21世紀文学研究所

1サラリーマンの読書日記です。

本田透『世界の電波男』 第二部

 本田透氏は出世作(?)『電波男』で、宮沢賢治が「萌え」を知らなければ、鬼畜になって「イーハトーヴ30人殺し」を起こしていただろうという、喪男を訪れる「萌え」と「鬼畜」の分岐点という名理論をうちたてた。これはモテるとか、モテないとか、そういう卑近なところのみを語っているのではなく、自らが世界から受け入れられないという自己意識が歩む道を、現代の文脈の中で明確に描いたものと言えるだろう。受け入れられないことを苦に、暴力によってこの世を否定にかかるのか、たとえ空想(脳内)でも、何らかの信じられるものを追求するのか。

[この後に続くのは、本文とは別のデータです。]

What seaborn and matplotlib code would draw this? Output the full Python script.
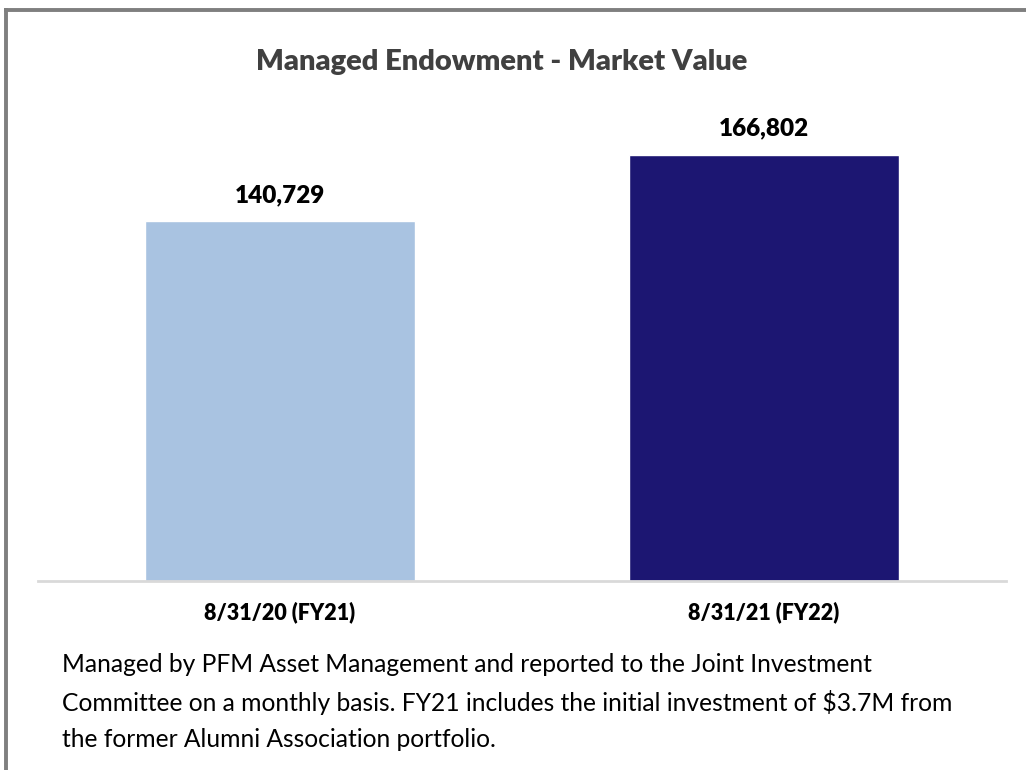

『喪男の哲学史』では、「神萌え」とか「国家萌え」とか、ややこしい表現によってこのことを普遍化して書いていたが、本書では、これが物語による救済に一本化されている。
 その文脈で『罪と罰』を語るにあたり、ラスコーリニコフとソーニャの物語をこの文脈に落とし込み、「『全人類を救済するイエス』という巨大な物語が近代化というフィルターを経て『家族を救済するソーニャ』という小さな物語に組み替えられた」(220ページ)とするのは些か単純化されすぎているにしろ、大筋あっている、というよりは現代においてはそう理解するしかないだろう。(ドストエフスキーの中では明らかに、「小さな物語」と「大きな物語」は等価であるが、現代においてはちょっと無理がある)。
 しかし、この『罪と罰』論において秀逸な部分がある。スヴィドリガイロフが自分を誘惑する幼女の夢を見て、絶望する場面の解釈である。ここは、もう「萌え」という言葉を使うしかない。

スヴィドリガイロフは、貧乏な少女を拾ってきて自分の言いなりにさせるという行動を脳内でも脳外でも繰り返してきた。その結果、ついに彼の内面で、「萌え」が死んでしまったのだ。